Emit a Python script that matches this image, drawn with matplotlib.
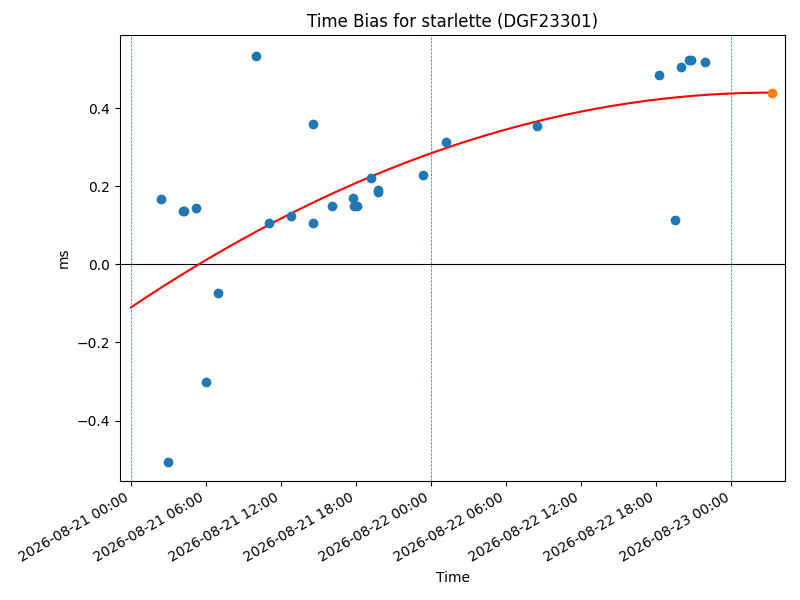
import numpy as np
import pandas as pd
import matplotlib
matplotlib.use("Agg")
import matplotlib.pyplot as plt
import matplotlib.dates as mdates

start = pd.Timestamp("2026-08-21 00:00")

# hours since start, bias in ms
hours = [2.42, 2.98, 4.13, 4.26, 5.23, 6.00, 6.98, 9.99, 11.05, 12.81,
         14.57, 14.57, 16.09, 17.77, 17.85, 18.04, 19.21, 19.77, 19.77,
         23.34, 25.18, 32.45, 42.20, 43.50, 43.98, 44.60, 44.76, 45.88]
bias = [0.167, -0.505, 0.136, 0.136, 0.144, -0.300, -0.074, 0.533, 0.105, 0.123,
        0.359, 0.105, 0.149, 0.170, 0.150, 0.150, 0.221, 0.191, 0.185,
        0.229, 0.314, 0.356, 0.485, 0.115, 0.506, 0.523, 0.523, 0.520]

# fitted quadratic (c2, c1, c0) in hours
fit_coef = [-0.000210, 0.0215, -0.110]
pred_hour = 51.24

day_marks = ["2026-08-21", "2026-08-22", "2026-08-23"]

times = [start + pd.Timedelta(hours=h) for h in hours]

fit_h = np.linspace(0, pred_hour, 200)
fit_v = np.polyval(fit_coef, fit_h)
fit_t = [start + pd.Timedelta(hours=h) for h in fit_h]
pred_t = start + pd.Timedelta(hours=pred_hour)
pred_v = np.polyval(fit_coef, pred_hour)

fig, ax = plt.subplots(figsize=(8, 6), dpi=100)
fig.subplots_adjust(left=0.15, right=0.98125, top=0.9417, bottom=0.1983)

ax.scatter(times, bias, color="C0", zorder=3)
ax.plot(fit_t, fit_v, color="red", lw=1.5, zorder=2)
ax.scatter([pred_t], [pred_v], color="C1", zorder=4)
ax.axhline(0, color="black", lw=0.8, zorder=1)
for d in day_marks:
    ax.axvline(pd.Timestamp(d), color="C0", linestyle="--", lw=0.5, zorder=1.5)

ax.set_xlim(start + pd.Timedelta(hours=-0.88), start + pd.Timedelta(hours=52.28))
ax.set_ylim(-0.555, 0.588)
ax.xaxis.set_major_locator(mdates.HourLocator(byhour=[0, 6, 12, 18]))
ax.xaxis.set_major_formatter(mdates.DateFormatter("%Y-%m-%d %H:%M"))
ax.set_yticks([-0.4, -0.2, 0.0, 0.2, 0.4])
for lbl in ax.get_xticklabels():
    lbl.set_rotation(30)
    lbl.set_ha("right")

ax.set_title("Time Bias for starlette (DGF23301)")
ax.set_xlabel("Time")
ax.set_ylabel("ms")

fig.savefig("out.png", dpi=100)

======

**Do this:** Transcribe the material exactly, leaving every picture out.

**Exercise response:**
Emit a Python script that matches this image, drawn with matplotlib.
import numpy as np
import pandas as pd
import matplotlib
matplotlib.use("Agg")
import matplotlib.pyplot as plt
import matplotlib.dates as mdates

start = pd.Timestamp("2026-08-21 00:00")

# hours since start, bias in ms
hours = [2.42, 2.98, 4.13, 4.26, 5.23, 6.00, 6.98, 9.99, 11.05, 12.81,
         14.57, 14.57, 16.09, 17.77, 17.85, 18.04, 19.21, 19.77, 19.77,
         23.34, 25.18, 32.45, 42.20, 43.50, 43.98, 44.60, 44.76, 45.88]
bias = [0.167, -0.505, 0.136, 0.136, 0.144, -0.300, -0.074, 0.533, 0.105, 0.123,
        0.359, 0.105, 0.149, 0.170, 0.150, 0.150, 0.221, 0.191, 0.185,
        0.229, 0.314, 0.356, 0.485, 0.115, 0.506, 0.523, 0.523, 0.520]

# fitted quadratic (c2, c1, c0) in hours
fit_coef = [-0.000210, 0.0215, -0.110]
pred_hour = 51.24

day_marks = ["2026-08-21", "2026-08-22", "2026-08-23"]

times = [start + pd.Timedelta(hours=h) for h in hours]

fit_h = np.linspace(0, pred_hour, 200)
fit_v = np.polyval(fit_coef, fit_h)
fit_t = [start + pd.Timedelta(hours=h) for h in fit_h]
pred_t = start + pd.Timedelta(hours=pred_hour)
pred_v = np.polyval(fit_coef, pred_hour)

fig, ax = plt.subplots(figsize=(8, 6), dpi=100)
fig.subplots_adjust(left=0.15, right=0.98125, top=0.9417, bottom=0.1983)

ax.scatter(times, bias, color="C0", zorder=3)
ax.plot(fit_t, fit_v, color="red", lw=1.5, zorder=2)
ax.scatter([pred_t], [pred_v], color="C1", zorder=4)
ax.axhline(0, color="black", lw=0.8, zorder=1)
for d in day_marks:
    ax.axvline(pd.Timestamp(d), color="C0", linestyle="--", lw=0.5, zorder=1.5)

ax.set_xlim(start + pd.Timedelta(hours=-0.88), start + pd.Timedelta(hours=52.28))
ax.set_ylim(-0.555, 0.588)
ax.xaxis.set_major_locator(mdates.HourLocator(byhour=[0, 6, 12, 18]))
ax.xaxis.set_major_formatter(mdates.DateFormatter("%Y-%m-%d %H:%M"))
ax.set_yticks([-0.4, -0.2, 0.0, 0.2, 0.4])
for lbl in ax.get_xticklabels():
    lbl.set_rotation(30)
    lbl.set_ha("right")

ax.set_title("Time Bias for starlette (DGF23301)")
ax.set_xlabel("Time")
ax.set_ylabel("ms")

fig.savefig("out.png", dpi=100)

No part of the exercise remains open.